Digital assets are just one piece of this vision. Satz envisions a future where investors can spread retirement assets not just between public equities, bonds and cryptocurrencies, but also into real estate, private equity, venture capital and other alternatives.
But there are many nuances, rules and tax implications advisors have to consider when investing alternatives in retirement accounts, said Gregory Giardino, a financial advisor with J.M. Franklin & Company, a hybrid RIA headquartered in Tarrytown, New York. Alternatives tend to be riskier and not as regulated or transparent as public securities. They also usually have higher fees and are often illiquid, making them a challenging asset class for those who need to withdraw money to live in retirement.
“For those that have the risk capacity and time horizon, adding some exposure to these investments can make sense if done prudently. Diversification can become enhanced and the overall risk of the portfolio may go down,” Giardino said. “However, some alternatives can actually increase the risk profile and have the unintended opposite effect.”

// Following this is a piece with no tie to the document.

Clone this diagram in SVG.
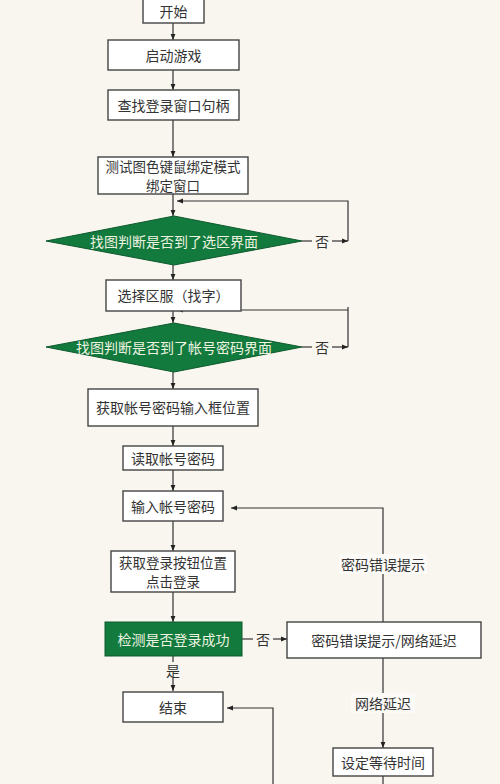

Satz dismissed concerns about the illiquidity of some of these products.
“I think the conventional wisdom in retirement investing is backwards. I don’t need liquidity in [my] retirement accounts,” Satz said. “It’s a long-term plan and therefore, from a duration matching point, you should invest in long-term assets.”
Democratization of alternatives
The ultimate goal of Alto is to make the strategies traditionally enjoyed by ultra high net worth and institutional investors and financial advisors available to more people. Individuals on average have 2% to 5% allocated to alternatives, while UHNW and institutional investors hold 20% to 50% in alternatives.
Should retail investors be using the same strategies as the world’s largest? Not necessarily, said Morningstar’s Arnott. For one thing, they don’t have the same cost considerations as the average person saving for retirement, and the high fees could offset any performance advantage in smaller portfolios. Other areas of fintech “democratization,” such as access to options trading, haven’t always
There’s an argument to be made for commodities and real estate, especially to mitigate concerns about inflation, but several categories of alternative investments lag a basic 60/40 fund over the last 10 years, according to Arnott’s data. Most investors are likely better off keeping a more traditional portfolio allocation in their retirement account than stretching for yield in cryptocurrencies or other alternative investments, she said.
“There tends to be a lot of hype around alternative investment strategies,” Arnott added. “The problem is they really have not lived up to that. For the most part, investors had disappointing returns.”